The coronavirus pandemic has affected many industries. Dry cleaners have been hit particularly hard. Americans working from home in casual wear no longer need to dry clean their work clothes. Business has also been hurt because of fewer parties, weddings, and other occasions to dress up.
The Drycleaning & Laundry Institute believes 30% of dry cleaners could be forced to shut down over the next 18 months. Those who remain open are trying to adjust.
Dawn Avery with the National Cleaners Association says, "Our plan is to, to help them reinvent themselves." She says many cleaners are now offering new services like alterations or wash and fold for families. "Because households are chaotic now with home schooling and working from home, and things you didn't have to do before," Avery adds.
Yale Cleaners opened in Oklahoma 75 years ago, but none of that experience could prepare them for the past year.
The president and owner of Yale Cleaners, John Rothrock, says, "our business currently is down about 35%." Yale Cleaners had to furlough several employees and close a location.
Yale Cleaners has adapted by adopting technology.

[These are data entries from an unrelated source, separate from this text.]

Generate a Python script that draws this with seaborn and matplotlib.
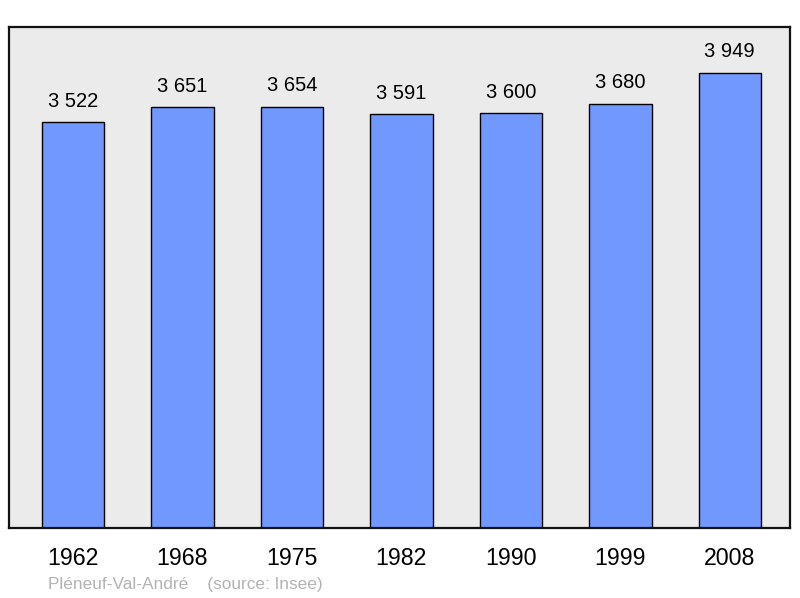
import matplotlib.pyplot as plt
import seaborn as sns
import pandas as pd

years = ['1962', '1968', '1975', '1982', '1990', '1999', '2008']
population = [3522, 3651, 3654, 3591, 3600, 3680, 3949]
value_labels = ['3 522', '3 651', '3 654', '3 591', '3 600', '3 680', '3 949']
footer = 'Pléneuf-Val-André    (source: Insee)'

df = pd.DataFrame({'year': years, 'population': population})

sns.set_style('white')
plt.rcParams['font.family'] = ['Liberation Sans', 'DejaVu Sans']
plt.rcParams['text.color'] = 'black'
plt.rcParams['xtick.color'] = 'black'

fig = plt.figure(figsize=(8, 5.98), dpi=100)
ax = fig.add_axes([9 / 800, 70 / 598, 781 / 800, 501 / 598])
ax.set_facecolor('#ebebeb')

sns.barplot(data=df, x='year', y='population', color='#7098ff', saturation=1,
            width=0.57, edgecolor='black', linewidth=1, ax=ax)

ax.bar_label(ax.containers[0], labels=value_labels, padding=8, fontsize=14.5,
             color='black')

ax.set_xlim(-0.585, 6.55)
ax.set_ylim(0, max(population) * 1.1)
ax.set_yticks([])
ax.set_xlabel('')
ax.set_ylabel('')
ax.tick_params(axis='x', length=0, pad=14, labelsize=16.7, labelcolor='black')

for spine in ax.spines.values():
    spine.set_visible(True)
    spine.set_color('#111111')
    spine.set_linewidth(1.6)
    spine.set_joinstyle('round')

fig.text(48 / 800, 1 - 584 / 598, footer, fontsize=12.4, color='#b3b3b3',
         va='center', ha='left')

fig.savefig('out.png', dpi=100)
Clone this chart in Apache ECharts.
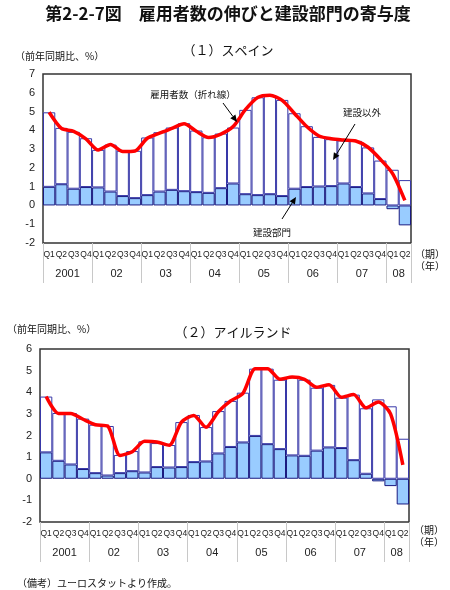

It is now using the Yale Cleaners app so customers can pay online and request touchless pickup. The company is also offering same day delivery. "I think it definitely has helped to keep us in business. I've seen a lot of dry cleaners that their sales are still down 50%, 70% and we're sitting down around 35%." Rothrock says.
Dry cleaners hope the vaccine means there are brighter days ahead. Many are just trying to hold out until then.